Filter the records for lines holding the string "this".
————————
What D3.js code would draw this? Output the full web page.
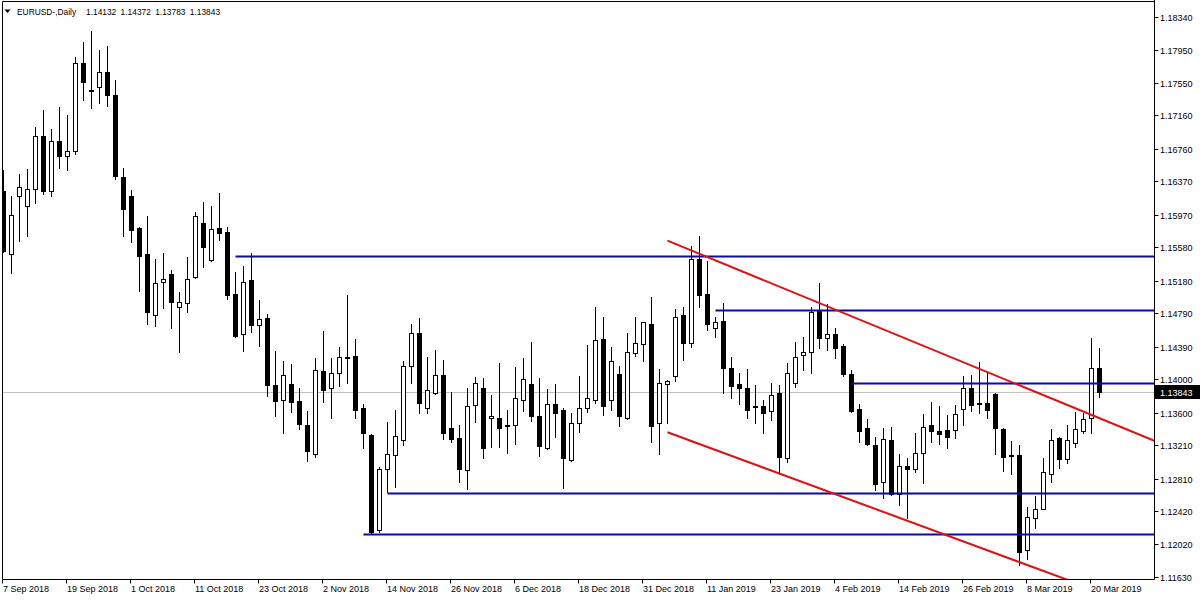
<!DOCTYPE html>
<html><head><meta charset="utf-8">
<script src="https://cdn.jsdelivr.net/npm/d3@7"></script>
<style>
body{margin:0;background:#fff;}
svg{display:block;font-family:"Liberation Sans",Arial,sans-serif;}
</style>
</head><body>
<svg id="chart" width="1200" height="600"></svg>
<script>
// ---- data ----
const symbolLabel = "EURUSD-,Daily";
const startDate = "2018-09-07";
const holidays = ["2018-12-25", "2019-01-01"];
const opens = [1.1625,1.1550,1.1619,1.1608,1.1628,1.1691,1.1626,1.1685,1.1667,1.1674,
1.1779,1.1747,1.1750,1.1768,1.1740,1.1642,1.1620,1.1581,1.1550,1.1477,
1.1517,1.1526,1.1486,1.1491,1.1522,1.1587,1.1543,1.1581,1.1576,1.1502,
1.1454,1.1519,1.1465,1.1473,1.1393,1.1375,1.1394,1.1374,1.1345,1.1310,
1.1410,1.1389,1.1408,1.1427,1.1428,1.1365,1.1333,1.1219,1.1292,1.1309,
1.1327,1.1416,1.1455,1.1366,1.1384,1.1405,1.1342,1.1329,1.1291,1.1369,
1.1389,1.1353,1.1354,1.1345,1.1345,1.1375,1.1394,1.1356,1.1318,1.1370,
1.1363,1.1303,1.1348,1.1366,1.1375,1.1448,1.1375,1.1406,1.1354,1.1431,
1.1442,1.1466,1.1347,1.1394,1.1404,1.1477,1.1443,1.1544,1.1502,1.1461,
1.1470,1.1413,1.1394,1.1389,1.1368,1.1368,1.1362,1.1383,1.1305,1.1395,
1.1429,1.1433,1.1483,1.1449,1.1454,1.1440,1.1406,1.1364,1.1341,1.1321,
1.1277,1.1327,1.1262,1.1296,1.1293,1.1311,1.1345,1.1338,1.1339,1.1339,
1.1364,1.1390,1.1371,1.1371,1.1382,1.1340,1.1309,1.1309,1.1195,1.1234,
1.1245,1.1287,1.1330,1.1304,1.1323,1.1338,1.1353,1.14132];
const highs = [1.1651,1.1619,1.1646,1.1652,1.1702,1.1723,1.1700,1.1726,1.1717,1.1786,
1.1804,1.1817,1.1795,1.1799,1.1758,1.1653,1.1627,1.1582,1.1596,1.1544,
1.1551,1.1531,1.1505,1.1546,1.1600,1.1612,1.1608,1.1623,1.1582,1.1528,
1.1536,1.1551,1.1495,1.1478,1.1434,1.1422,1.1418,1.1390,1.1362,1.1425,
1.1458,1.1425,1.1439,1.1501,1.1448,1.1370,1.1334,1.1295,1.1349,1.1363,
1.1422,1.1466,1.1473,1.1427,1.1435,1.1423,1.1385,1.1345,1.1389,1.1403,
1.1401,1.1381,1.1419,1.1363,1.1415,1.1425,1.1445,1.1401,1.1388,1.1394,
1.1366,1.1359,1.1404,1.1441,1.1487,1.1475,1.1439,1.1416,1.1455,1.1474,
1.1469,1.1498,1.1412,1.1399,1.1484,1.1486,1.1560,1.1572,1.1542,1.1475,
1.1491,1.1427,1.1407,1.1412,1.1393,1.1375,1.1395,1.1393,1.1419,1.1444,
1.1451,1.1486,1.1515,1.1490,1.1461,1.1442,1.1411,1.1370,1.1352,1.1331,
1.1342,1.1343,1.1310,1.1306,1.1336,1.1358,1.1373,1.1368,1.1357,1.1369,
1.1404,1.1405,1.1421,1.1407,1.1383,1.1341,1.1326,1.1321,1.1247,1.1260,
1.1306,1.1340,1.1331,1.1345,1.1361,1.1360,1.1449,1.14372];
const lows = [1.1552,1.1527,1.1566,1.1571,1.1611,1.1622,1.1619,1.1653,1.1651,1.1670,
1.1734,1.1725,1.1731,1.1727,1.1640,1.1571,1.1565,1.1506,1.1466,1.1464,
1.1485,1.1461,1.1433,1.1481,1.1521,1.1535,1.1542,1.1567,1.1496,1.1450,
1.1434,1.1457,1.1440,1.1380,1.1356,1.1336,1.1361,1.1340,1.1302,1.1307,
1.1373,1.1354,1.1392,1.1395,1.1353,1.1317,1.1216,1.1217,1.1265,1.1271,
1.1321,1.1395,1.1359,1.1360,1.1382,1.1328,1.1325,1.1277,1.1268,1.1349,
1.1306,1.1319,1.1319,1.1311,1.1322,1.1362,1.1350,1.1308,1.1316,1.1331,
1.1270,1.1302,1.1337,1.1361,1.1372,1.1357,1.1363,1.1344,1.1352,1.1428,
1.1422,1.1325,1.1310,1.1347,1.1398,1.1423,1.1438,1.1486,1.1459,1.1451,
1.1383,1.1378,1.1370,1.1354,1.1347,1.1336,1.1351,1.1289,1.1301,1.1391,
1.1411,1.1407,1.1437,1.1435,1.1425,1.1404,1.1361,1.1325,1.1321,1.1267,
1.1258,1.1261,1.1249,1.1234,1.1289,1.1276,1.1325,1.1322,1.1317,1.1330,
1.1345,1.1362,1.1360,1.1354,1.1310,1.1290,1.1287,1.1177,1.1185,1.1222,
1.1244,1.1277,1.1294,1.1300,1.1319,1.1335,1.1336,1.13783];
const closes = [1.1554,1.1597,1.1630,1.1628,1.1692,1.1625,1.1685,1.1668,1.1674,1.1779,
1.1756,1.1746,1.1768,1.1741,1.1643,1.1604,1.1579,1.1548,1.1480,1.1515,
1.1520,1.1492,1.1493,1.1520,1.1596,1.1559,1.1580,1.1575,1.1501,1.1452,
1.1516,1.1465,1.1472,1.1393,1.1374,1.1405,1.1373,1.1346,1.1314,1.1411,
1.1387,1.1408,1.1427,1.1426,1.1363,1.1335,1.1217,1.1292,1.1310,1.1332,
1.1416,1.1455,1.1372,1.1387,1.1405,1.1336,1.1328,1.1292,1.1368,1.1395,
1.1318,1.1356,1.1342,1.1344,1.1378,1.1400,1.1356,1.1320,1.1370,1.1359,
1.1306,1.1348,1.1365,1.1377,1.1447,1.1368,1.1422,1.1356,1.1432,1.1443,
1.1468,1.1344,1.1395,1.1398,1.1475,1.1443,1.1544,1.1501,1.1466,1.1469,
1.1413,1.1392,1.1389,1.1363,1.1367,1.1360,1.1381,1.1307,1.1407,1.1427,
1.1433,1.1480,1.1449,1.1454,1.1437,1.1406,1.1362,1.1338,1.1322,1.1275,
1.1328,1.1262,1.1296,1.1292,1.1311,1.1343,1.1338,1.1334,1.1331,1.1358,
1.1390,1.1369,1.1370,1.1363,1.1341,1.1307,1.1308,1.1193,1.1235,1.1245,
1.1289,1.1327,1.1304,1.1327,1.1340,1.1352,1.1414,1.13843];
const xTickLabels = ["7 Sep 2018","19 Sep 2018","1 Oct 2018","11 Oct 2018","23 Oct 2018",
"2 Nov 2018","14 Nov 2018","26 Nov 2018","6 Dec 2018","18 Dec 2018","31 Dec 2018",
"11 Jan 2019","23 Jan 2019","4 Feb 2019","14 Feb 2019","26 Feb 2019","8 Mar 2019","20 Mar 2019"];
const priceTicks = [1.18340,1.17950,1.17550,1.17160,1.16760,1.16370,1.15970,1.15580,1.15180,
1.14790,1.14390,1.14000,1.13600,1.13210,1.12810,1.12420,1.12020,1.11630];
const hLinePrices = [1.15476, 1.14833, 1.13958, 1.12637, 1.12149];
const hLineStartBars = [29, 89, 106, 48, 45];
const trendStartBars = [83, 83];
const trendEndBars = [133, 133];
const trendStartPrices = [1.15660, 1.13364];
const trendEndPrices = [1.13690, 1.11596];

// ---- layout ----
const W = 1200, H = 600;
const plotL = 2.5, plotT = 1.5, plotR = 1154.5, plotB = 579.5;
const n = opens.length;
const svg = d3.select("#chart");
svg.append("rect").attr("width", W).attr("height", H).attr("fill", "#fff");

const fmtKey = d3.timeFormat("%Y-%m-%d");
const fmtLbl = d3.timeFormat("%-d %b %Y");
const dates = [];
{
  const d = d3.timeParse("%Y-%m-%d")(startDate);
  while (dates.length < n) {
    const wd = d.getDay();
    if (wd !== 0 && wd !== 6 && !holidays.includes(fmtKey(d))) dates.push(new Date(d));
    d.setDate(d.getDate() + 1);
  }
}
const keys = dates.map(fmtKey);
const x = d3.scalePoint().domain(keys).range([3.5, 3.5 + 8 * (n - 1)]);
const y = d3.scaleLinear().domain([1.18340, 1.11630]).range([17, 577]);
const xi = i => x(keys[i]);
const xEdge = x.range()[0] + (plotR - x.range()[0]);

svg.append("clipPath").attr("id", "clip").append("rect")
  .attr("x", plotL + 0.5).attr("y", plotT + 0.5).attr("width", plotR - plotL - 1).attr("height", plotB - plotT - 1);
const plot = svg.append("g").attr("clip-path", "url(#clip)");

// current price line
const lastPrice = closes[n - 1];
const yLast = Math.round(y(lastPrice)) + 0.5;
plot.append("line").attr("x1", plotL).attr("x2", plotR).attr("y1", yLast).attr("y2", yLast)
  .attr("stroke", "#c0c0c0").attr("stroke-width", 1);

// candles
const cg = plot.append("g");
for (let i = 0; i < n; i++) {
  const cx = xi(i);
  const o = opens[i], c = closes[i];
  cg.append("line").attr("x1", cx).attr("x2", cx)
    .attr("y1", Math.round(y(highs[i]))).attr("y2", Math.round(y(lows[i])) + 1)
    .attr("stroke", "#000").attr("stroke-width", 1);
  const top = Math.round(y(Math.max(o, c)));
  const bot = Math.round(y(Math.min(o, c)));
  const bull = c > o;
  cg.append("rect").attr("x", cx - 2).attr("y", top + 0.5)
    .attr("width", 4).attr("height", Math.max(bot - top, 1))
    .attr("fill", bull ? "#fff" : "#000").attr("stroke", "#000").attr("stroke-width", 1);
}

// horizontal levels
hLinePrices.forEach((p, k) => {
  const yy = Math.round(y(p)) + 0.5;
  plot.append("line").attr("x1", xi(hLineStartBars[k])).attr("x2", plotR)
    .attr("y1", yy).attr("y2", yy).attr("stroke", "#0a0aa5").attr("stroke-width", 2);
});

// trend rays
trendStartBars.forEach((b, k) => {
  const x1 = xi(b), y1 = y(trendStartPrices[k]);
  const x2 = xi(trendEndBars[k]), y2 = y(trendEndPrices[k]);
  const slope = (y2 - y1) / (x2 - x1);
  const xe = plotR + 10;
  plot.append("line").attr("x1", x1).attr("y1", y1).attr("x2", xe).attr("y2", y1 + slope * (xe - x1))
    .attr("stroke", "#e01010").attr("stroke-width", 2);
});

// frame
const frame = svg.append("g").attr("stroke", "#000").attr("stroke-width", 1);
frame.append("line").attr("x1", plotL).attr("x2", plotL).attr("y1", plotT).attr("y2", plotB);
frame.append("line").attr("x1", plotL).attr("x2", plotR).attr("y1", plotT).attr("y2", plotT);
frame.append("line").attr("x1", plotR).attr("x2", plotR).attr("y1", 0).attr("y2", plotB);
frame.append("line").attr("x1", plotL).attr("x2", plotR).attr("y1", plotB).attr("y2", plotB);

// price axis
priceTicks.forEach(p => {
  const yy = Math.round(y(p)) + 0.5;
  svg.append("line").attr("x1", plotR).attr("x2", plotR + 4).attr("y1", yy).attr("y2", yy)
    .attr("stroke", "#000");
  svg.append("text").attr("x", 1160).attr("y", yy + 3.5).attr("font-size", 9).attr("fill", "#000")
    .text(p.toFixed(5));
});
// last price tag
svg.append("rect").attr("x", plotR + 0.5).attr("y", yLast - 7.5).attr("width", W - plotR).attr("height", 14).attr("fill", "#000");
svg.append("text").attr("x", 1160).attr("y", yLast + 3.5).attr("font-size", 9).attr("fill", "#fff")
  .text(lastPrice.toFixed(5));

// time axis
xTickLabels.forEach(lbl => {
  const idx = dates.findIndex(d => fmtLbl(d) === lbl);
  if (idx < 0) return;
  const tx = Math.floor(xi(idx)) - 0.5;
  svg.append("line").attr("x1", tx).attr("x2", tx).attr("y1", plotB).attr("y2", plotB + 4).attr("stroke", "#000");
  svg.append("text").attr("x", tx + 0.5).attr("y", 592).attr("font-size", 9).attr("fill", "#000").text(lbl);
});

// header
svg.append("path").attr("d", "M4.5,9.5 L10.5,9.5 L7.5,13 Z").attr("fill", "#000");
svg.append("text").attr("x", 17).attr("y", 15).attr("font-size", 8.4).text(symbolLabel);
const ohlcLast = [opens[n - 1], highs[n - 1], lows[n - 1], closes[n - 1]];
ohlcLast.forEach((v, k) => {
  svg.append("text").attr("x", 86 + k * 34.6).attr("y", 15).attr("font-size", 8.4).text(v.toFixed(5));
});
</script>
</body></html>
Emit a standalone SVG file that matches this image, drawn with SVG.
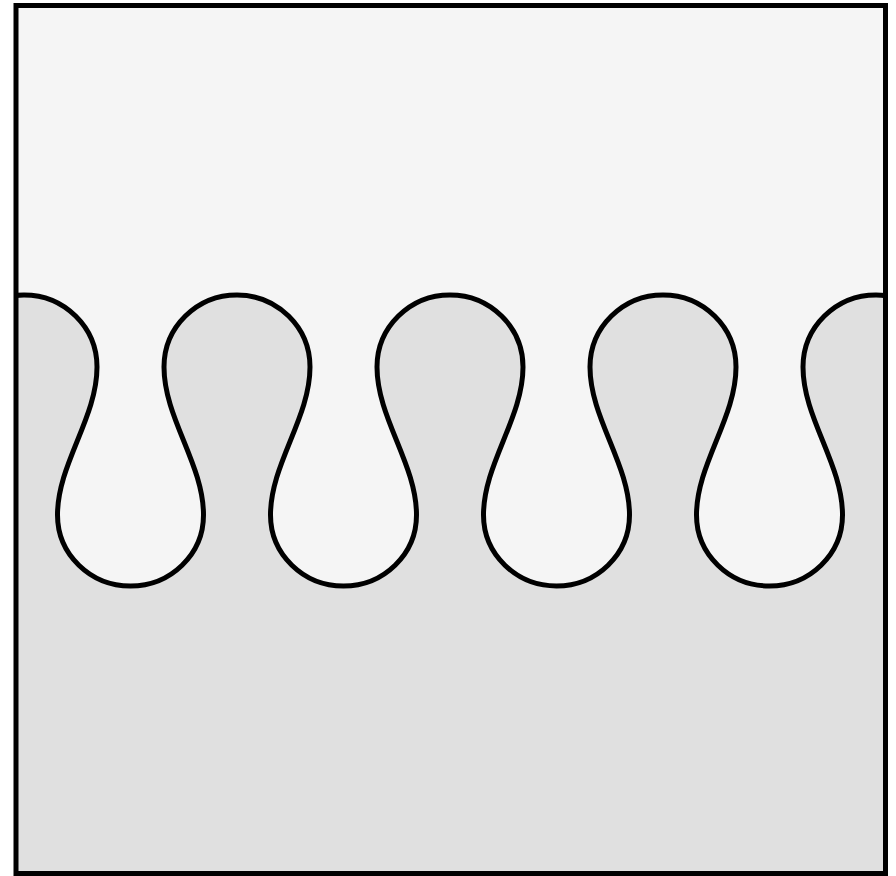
————————
* WRITTEN ANSWER *
What D3.js code would draw this? Output the full web page.
Emit a standalone SVG file that matches this image, drawn with SVG.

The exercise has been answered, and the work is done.